= WHAT THIS TASK INVOLVES =
Copy the data that follows exactly. Include no pictures.

= SUPPLIED MATERIAL =
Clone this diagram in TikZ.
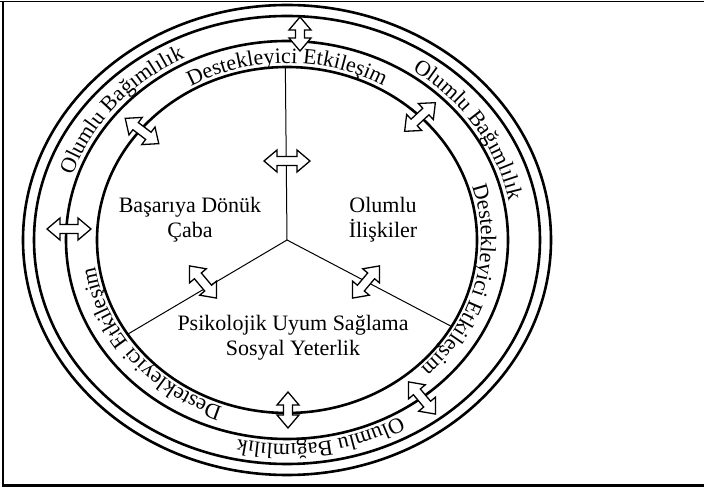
\documentclass[tikz,border=0pt]{standalone}
\usepackage{fontspec}
\setmainfont{Liberation Serif}
\usetikzlibrary{decorations.text}
\newcommand{\ringfont}{\fontsize{22}{22}\selectfont}

\begin{document}
\begin{tikzpicture}[x=1pt,y=1pt,
  ring/.style={line width=2.6pt},
  spoke/.style={line width=1pt},
  part/.style={font=\fontsize{22}{25}\selectfont,align=center,inner sep=0pt},
  ringtext/.style={decorate,decoration={text along path,text align=center,
    text={|\ringfont|#1}}},
  dblarrow/.pic={\draw[line width=1.3pt,fill=white]
    (-#1,0) -- (-#1+13,11) -- (-#1+13,4.5) -- (#1-13,4.5) -- (#1-13,11) -- (#1,0)
    -- (#1-13,-11) -- (#1-13,-4.5) -- (-#1+13,-4.5) -- (-#1+13,-11) -- cycle;}]
\useasboundingbox (0,0) rectangle (704,492);
% frame
\draw[line width=1.8pt] (0,490.5) -- (704,490.5);
\draw[line width=2.2pt] (3,490.5) -- (3,6.5) -- (704,6.5);

\coordinate (O) at (287,252);
\path (O) ++(90.5:190pt and 173pt) coordinate (sT);
\path (O) ++(-147:190pt and 173pt) coordinate (sL);
\path (O) ++(-30:190pt and 173pt) coordinate (sR);
\draw[spoke] (O) -- (sT);
\draw[spoke] (O) -- (sL);
\draw[spoke] (O) -- (sR);

% rings
\draw[ring] (O) ellipse [x radius=190pt, y radius=173pt];
\draw[ring] (O) ellipse [x radius=221pt, y radius=199pt];
\draw[ring] (O) ellipse [x radius=253pt, y radius=224pt];
\draw[ring] (O) ellipse [x radius=264pt, y radius=235pt];

% arrows
\pic[rotate=90] at (300,458) {dblarrow=17};
\pic[rotate=90] at (288,82) {dblarrow=18};
\pic at (69,263) {dblarrow=22};
\pic[rotate=143] at (142,361) {dblarrow=21};
\pic[rotate=43] at (420,375) {dblarrow=21};
\pic[rotate=-50] at (422,94) {dblarrow=21};
\pic at (287,331) {dblarrow=23};
\pic[rotate=-50] at (203,210) {dblarrow=21};
\pic[rotate=50] at (366,210) {dblarrow=21};

% ring texts
\path[ringtext=Olumlu Bağımlılık] (O) ++(180:226pt and 204pt)
  arc[start angle=180, end angle=100, x radius=226pt, y radius=204pt];
\path[ringtext=Olumlu Bağımlılık] (O) ++(73:226pt and 204pt)
  arc[start angle=73, end angle=-7, x radius=226pt, y radius=204pt];
\path[ringtext=Olumlu Bağımlılık] (O) ++(-41:226pt and 204pt)
  arc[start angle=-41, end angle=-121, x radius=226pt, y radius=204pt];
\path[ringtext=Destekleyici Etkileşim] (O) ++(135:194pt and 177pt)
  arc[start angle=135, end angle=45, x radius=194pt, y radius=177pt];
\path[ringtext=Destekleyici Etkileşim] (O) ++(31:194pt and 177pt)
  arc[start angle=31, end angle=-59, x radius=194pt, y radius=177pt];
\path[ringtext=Destekleyici Etkileşim] (O) ++(-96:194pt and 177pt)
  arc[start angle=-96, end angle=-186, x radius=194pt, y radius=177pt];

\node[part] (basari) at (190,272) {Başarıya Dönük\\Çaba};
\node[part] (iliski) at (383,272) {Olumlu\\İlişkiler};
\node[part] (uyum) at (293,154) {Psikolojik Uyum Sağlama\\Sosyal Yeterlik};
\end{tikzpicture}
\end{document}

= OUTPUT BELOW =
Clone this diagram in TikZ.
\documentclass[tikz,border=0pt]{standalone}
\usepackage{fontspec}
\setmainfont{Liberation Serif}
\usetikzlibrary{decorations.text}
\newcommand{\ringfont}{\fontsize{22}{22}\selectfont}

\begin{document}
\begin{tikzpicture}[x=1pt,y=1pt,
  ring/.style={line width=2.6pt},
  spoke/.style={line width=1pt},
  part/.style={font=\fontsize{22}{25}\selectfont,align=center,inner sep=0pt},
  ringtext/.style={decorate,decoration={text along path,text align=center,
    text={|\ringfont|#1}}},
  dblarrow/.pic={\draw[line width=1.3pt,fill=white]
    (-#1,0) -- (-#1+13,11) -- (-#1+13,4.5) -- (#1-13,4.5) -- (#1-13,11) -- (#1,0)
    -- (#1-13,-11) -- (#1-13,-4.5) -- (-#1+13,-4.5) -- (-#1+13,-11) -- cycle;}]
\useasboundingbox (0,0) rectangle (704,492);
% frame
\draw[line width=1.8pt] (0,490.5) -- (704,490.5);
\draw[line width=2.2pt] (3,490.5) -- (3,6.5) -- (704,6.5);

\coordinate (O) at (287,252);
\path (O) ++(90.5:190pt and 173pt) coordinate (sT);
\path (O) ++(-147:190pt and 173pt) coordinate (sL);
\path (O) ++(-30:190pt and 173pt) coordinate (sR);
\draw[spoke] (O) -- (sT);
\draw[spoke] (O) -- (sL);
\draw[spoke] (O) -- (sR);

% rings
\draw[ring] (O) ellipse [x radius=190pt, y radius=173pt];
\draw[ring] (O) ellipse [x radius=221pt, y radius=199pt];
\draw[ring] (O) ellipse [x radius=253pt, y radius=224pt];
\draw[ring] (O) ellipse [x radius=264pt, y radius=235pt];

% arrows
\pic[rotate=90] at (300,458) {dblarrow=17};
\pic[rotate=90] at (288,82) {dblarrow=18};
\pic at (69,263) {dblarrow=22};
\pic[rotate=143] at (142,361) {dblarrow=21};
\pic[rotate=43] at (420,375) {dblarrow=21};
\pic[rotate=-50] at (422,94) {dblarrow=21};
\pic at (287,331) {dblarrow=23};
\pic[rotate=-50] at (203,210) {dblarrow=21};
\pic[rotate=50] at (366,210) {dblarrow=21};

% ring texts
\path[ringtext=Olumlu Bağımlılık] (O) ++(180:226pt and 204pt)
  arc[start angle=180, end angle=100, x radius=226pt, y radius=204pt];
\path[ringtext=Olumlu Bağımlılık] (O) ++(73:226pt and 204pt)
  arc[start angle=73, end angle=-7, x radius=226pt, y radius=204pt];
\path[ringtext=Olumlu Bağımlılık] (O) ++(-41:226pt and 204pt)
  arc[start angle=-41, end angle=-121, x radius=226pt, y radius=204pt];
\path[ringtext=Destekleyici Etkileşim] (O) ++(135:194pt and 177pt)
  arc[start angle=135, end angle=45, x radius=194pt, y radius=177pt];
\path[ringtext=Destekleyici Etkileşim] (O) ++(31:194pt and 177pt)
  arc[start angle=31, end angle=-59, x radius=194pt, y radius=177pt];
\path[ringtext=Destekleyici Etkileşim] (O) ++(-96:194pt and 177pt)
  arc[start angle=-96, end angle=-186, x radius=194pt, y radius=177pt];

\node[part] (basari) at (190,272) {Başarıya Dönük\\Çaba};
\node[part] (iliski) at (383,272) {Olumlu\\İlişkiler};
\node[part] (uyum) at (293,154) {Psikolojik Uyum Sağlama\\Sosyal Yeterlik};
\end{tikzpicture}
\end{document}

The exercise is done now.